(Given exercise) Exclude the pictures and return every line exactly as written.

─── Dataset extract

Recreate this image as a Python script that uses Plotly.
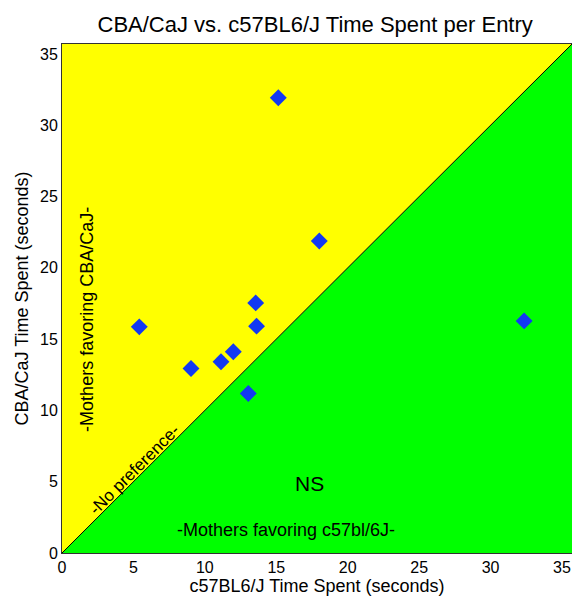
import plotly.graph_objects as go

# Data
c57_time = [5.41, 9.03, 11.13, 11.99, 13.56, 13.62, 13.04, 15.14, 18.01, 32.35]
cba_time = [15.86, 12.94, 13.41, 14.11, 17.54, 15.91, 11.19, 31.93, 21.88, 16.28]
tick_vals = [0, 5, 10, 15, 20, 25, 30, 35]
axis_max = 35.7

FONT = "Arial, Liberation Sans, sans-serif"

fig = go.Figure()
# Yellow region (above diagonal)
fig.add_trace(go.Scatter(x=[0, 0, axis_max, 0], y=[0, axis_max, axis_max, 0],
                         fill="toself", fillcolor="#FFFF00", mode="lines",
                         line=dict(width=0), hoverinfo="skip", showlegend=False))
# Green region (below diagonal)
fig.add_trace(go.Scatter(x=[0, axis_max, axis_max, 0], y=[0, 0, axis_max, 0],
                         fill="toself", fillcolor="#00FF00", mode="lines",
                         line=dict(width=0), hoverinfo="skip", showlegend=False))
# Diagonal line
fig.add_trace(go.Scatter(x=[0, axis_max], y=[0, axis_max], mode="lines",
                         line=dict(color="black", width=1), hoverinfo="skip", showlegend=False))
# Points
fig.add_trace(go.Scatter(x=c57_time, y=cba_time, mode="markers",
                         marker=dict(symbol="diamond", size=13, color="#1238F2",
                                     line=dict(width=0)),
                         showlegend=False))

annots = [
    dict(x=1.73, y=16.4, text="-Mothers favoring CBA/CaJ-", textangle=-90, size=18),
    dict(x=5.1, y=5.85, text="-No preference-", textangle=-45, size=17),
    dict(x=17.3, y=4.9, text="NS", textangle=0, size=21),
    dict(x=15.7, y=1.6, text="-Mothers favoring c57bl/6J-", textangle=0, size=18),
]
for a in annots:
    fig.add_annotation(x=a["x"], y=a["y"], text=a["text"], textangle=a["textangle"],
                       showarrow=False, font=dict(family=FONT, size=a["size"], color="black"))

axis_common = dict(range=[0, axis_max], tickvals=tick_vals, showgrid=False, zeroline=False,
                   showline=True, linecolor="#333333", linewidth=1, mirror=True,
                   ticks="", tickfont=dict(family=FONT, size=16, color="black"),
                   automargin=False)

fig.update_layout(
    width=572, height=597,
    margin=dict(l=62, r=0, t=44, b=44),
    paper_bgcolor="white", plot_bgcolor="white",
    title=dict(text="CBA/CaJ vs. c57BL6/J Time Spent per Entry", x=0.551, xanchor="center",
               y=0.96, yanchor="middle", font=dict(family=FONT, size=22, color="black")),
    xaxis=dict(**axis_common, title=dict(text="c57BL6/J Time Spent (seconds)", standoff=3,
                                         font=dict(family=FONT, size=18, color="black"))),
    yaxis=dict(**axis_common, title=dict(text="CBA/CaJ Time Spent (seconds)", standoff=6,
                                         font=dict(family=FONT, size=18, color="black"))),
    showlegend=False,
)

fig.write_html("out.html")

──────

(Complete response)
Recreate this image as a Python script that uses Plotly.
import plotly.graph_objects as go

# Data
c57_time = [5.41, 9.03, 11.13, 11.99, 13.56, 13.62, 13.04, 15.14, 18.01, 32.35]
cba_time = [15.86, 12.94, 13.41, 14.11, 17.54, 15.91, 11.19, 31.93, 21.88, 16.28]
tick_vals = [0, 5, 10, 15, 20, 25, 30, 35]
axis_max = 35.7

FONT = "Arial, Liberation Sans, sans-serif"

fig = go.Figure()
# Yellow region (above diagonal)
fig.add_trace(go.Scatter(x=[0, 0, axis_max, 0], y=[0, axis_max, axis_max, 0],
                         fill="toself", fillcolor="#FFFF00", mode="lines",
                         line=dict(width=0), hoverinfo="skip", showlegend=False))
# Green region (below diagonal)
fig.add_trace(go.Scatter(x=[0, axis_max, axis_max, 0], y=[0, 0, axis_max, 0],
                         fill="toself", fillcolor="#00FF00", mode="lines",
                         line=dict(width=0), hoverinfo="skip", showlegend=False))
# Diagonal line
fig.add_trace(go.Scatter(x=[0, axis_max], y=[0, axis_max], mode="lines",
                         line=dict(color="black", width=1), hoverinfo="skip", showlegend=False))
# Points
fig.add_trace(go.Scatter(x=c57_time, y=cba_time, mode="markers",
                         marker=dict(symbol="diamond", size=13, color="#1238F2",
                                     line=dict(width=0)),
                         showlegend=False))

annots = [
    dict(x=1.73, y=16.4, text="-Mothers favoring CBA/CaJ-", textangle=-90, size=18),
    dict(x=5.1, y=5.85, text="-No preference-", textangle=-45, size=17),
    dict(x=17.3, y=4.9, text="NS", textangle=0, size=21),
    dict(x=15.7, y=1.6, text="-Mothers favoring c57bl/6J-", textangle=0, size=18),
]
for a in annots:
    fig.add_annotation(x=a["x"], y=a["y"], text=a["text"], textangle=a["textangle"],
                       showarrow=False, font=dict(family=FONT, size=a["size"], color="black"))

axis_common = dict(range=[0, axis_max], tickvals=tick_vals, showgrid=False, zeroline=False,
                   showline=True, linecolor="#333333", linewidth=1, mirror=True,
                   ticks="", tickfont=dict(family=FONT, size=16, color="black"),
                   automargin=False)

fig.update_layout(
    width=572, height=597,
    margin=dict(l=62, r=0, t=44, b=44),
    paper_bgcolor="white", plot_bgcolor="white",
    title=dict(text="CBA/CaJ vs. c57BL6/J Time Spent per Entry", x=0.551, xanchor="center",
               y=0.96, yanchor="middle", font=dict(family=FONT, size=22, color="black")),
    xaxis=dict(**axis_common, title=dict(text="c57BL6/J Time Spent (seconds)", standoff=3,
                                         font=dict(family=FONT, size=18, color="black"))),
    yaxis=dict(**axis_common, title=dict(text="CBA/CaJ Time Spent (seconds)", standoff=6,
                                         font=dict(family=FONT, size=18, color="black"))),
    showlegend=False,
)

fig.write_html("out.html")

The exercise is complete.